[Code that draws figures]

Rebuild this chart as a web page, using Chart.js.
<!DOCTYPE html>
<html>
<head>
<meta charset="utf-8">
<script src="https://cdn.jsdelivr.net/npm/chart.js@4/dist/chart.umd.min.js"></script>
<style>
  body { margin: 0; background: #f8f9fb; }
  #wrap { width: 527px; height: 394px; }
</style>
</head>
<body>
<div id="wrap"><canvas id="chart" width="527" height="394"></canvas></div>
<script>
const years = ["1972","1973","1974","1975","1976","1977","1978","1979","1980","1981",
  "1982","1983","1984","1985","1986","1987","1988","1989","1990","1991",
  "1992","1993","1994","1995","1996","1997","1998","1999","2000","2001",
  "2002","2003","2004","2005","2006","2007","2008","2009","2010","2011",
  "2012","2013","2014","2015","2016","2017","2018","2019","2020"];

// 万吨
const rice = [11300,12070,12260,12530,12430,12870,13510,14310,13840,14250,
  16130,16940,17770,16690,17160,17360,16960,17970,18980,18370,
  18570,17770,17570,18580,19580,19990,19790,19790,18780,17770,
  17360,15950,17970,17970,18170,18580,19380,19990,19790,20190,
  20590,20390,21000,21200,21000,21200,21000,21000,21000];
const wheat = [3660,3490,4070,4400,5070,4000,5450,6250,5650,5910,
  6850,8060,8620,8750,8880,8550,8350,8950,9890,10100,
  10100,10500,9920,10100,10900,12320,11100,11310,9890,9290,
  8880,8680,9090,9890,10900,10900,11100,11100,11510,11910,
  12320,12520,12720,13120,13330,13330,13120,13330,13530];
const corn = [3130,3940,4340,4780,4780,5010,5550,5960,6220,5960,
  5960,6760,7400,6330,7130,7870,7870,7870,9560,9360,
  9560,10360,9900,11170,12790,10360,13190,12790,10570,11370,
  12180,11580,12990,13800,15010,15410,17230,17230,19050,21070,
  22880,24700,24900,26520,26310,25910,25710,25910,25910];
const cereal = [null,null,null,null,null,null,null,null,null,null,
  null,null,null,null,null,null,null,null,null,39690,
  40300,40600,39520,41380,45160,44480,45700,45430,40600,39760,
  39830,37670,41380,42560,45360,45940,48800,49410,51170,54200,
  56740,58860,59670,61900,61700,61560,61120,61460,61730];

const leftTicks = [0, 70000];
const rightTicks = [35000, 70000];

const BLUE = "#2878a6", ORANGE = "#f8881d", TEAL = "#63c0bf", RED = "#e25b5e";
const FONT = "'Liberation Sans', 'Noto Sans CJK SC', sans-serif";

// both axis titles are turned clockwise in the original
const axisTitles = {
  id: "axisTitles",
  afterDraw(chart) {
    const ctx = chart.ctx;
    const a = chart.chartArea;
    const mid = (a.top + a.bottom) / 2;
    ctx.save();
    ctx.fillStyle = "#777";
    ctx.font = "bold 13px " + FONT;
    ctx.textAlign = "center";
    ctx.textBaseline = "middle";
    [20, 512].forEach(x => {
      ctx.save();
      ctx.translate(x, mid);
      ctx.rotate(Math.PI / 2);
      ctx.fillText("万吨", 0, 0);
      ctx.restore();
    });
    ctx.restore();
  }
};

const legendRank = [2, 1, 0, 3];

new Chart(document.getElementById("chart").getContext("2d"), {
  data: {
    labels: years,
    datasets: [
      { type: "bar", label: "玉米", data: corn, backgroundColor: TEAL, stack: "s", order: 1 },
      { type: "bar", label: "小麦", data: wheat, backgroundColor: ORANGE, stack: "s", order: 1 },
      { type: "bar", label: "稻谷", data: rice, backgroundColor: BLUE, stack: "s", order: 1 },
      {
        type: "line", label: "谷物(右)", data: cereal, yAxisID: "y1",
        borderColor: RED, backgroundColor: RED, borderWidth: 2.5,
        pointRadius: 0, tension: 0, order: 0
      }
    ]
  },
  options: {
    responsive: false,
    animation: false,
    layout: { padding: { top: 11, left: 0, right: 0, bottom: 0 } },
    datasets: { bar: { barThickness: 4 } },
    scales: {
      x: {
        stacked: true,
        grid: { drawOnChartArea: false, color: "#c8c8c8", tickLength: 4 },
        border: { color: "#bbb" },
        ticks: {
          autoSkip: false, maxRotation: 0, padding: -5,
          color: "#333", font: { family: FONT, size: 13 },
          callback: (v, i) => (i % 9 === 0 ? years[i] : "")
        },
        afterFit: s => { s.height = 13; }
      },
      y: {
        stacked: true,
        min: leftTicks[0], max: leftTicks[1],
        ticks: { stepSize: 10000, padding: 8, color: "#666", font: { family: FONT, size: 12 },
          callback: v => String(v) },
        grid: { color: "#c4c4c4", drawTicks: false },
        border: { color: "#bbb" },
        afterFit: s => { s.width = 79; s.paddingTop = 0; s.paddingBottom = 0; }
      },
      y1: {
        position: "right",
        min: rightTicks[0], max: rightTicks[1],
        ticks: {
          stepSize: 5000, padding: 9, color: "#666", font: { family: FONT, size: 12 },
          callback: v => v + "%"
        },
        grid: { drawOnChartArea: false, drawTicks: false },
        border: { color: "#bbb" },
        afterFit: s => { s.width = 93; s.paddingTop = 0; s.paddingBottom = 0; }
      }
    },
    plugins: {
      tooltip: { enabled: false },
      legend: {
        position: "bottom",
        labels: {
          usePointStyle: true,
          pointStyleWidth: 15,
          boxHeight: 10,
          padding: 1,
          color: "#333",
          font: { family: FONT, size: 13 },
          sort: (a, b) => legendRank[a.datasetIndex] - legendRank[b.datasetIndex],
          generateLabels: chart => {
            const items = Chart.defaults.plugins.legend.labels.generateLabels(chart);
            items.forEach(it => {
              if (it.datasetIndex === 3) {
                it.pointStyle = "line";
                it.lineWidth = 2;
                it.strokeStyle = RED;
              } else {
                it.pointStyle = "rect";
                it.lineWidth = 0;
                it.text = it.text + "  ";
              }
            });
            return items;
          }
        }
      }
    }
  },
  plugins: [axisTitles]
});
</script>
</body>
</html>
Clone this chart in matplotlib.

EXERCISE DESCRIPTION:
Please repeat word for word the lines above that run from the beginning through the line containing "const rightTicks = [35000, 70000];", keeping both the first and that last line.

RESPONSE TO THIS TASK:
Rebuild this chart as a web page, using Chart.js.
<!DOCTYPE html>
<html>
<head>
<meta charset="utf-8">
<script src="https://cdn.jsdelivr.net/npm/chart.js@4/dist/chart.umd.min.js"></script>
<style>
  body { margin: 0; background: #f8f9fb; }
  #wrap { width: 527px; height: 394px; }
</style>
</head>
<body>
<div id="wrap"><canvas id="chart" width="527" height="394"></canvas></div>
<script>
const years = ["1972","1973","1974","1975","1976","1977","1978","1979","1980","1981",
  "1982","1983","1984","1985","1986","1987","1988","1989","1990","1991",
  "1992","1993","1994","1995","1996","1997","1998","1999","2000","2001",
  "2002","2003","2004","2005","2006","2007","2008","2009","2010","2011",
  "2012","2013","2014","2015","2016","2017","2018","2019","2020"];

// 万吨
const rice = [11300,12070,12260,12530,12430,12870,13510,14310,13840,14250,
  16130,16940,17770,16690,17160,17360,16960,17970,18980,18370,
  18570,17770,17570,18580,19580,19990,19790,19790,18780,17770,
  17360,15950,17970,17970,18170,18580,19380,19990,19790,20190,
  20590,20390,21000,21200,21000,21200,21000,21000,21000];
const wheat = [3660,3490,4070,4400,5070,4000,5450,6250,5650,5910,
  6850,8060,8620,8750,8880,8550,8350,8950,9890,10100,
  10100,10500,9920,10100,10900,12320,11100,11310,9890,9290,
  8880,8680,9090,9890,10900,10900,11100,11100,11510,11910,
  12320,12520,12720,13120,13330,13330,13120,13330,13530];
const corn = [3130,3940,4340,4780,4780,5010,5550,5960,6220,5960,
  5960,6760,7400,6330,7130,7870,7870,7870,9560,9360,
  9560,10360,9900,11170,12790,10360,13190,12790,10570,11370,
  12180,11580,12990,13800,15010,15410,17230,17230,19050,21070,
  22880,24700,24900,26520,26310,25910,25710,25910,25910];
const cereal = [null,null,null,null,null,null,null,null,null,null,
  null,null,null,null,null,null,null,null,null,39690,
  40300,40600,39520,41380,45160,44480,45700,45430,40600,39760,
  39830,37670,41380,42560,45360,45940,48800,49410,51170,54200,
  56740,58860,59670,61900,61700,61560,61120,61460,61730];

const leftTicks = [0, 70000];
const rightTicks = [35000, 70000];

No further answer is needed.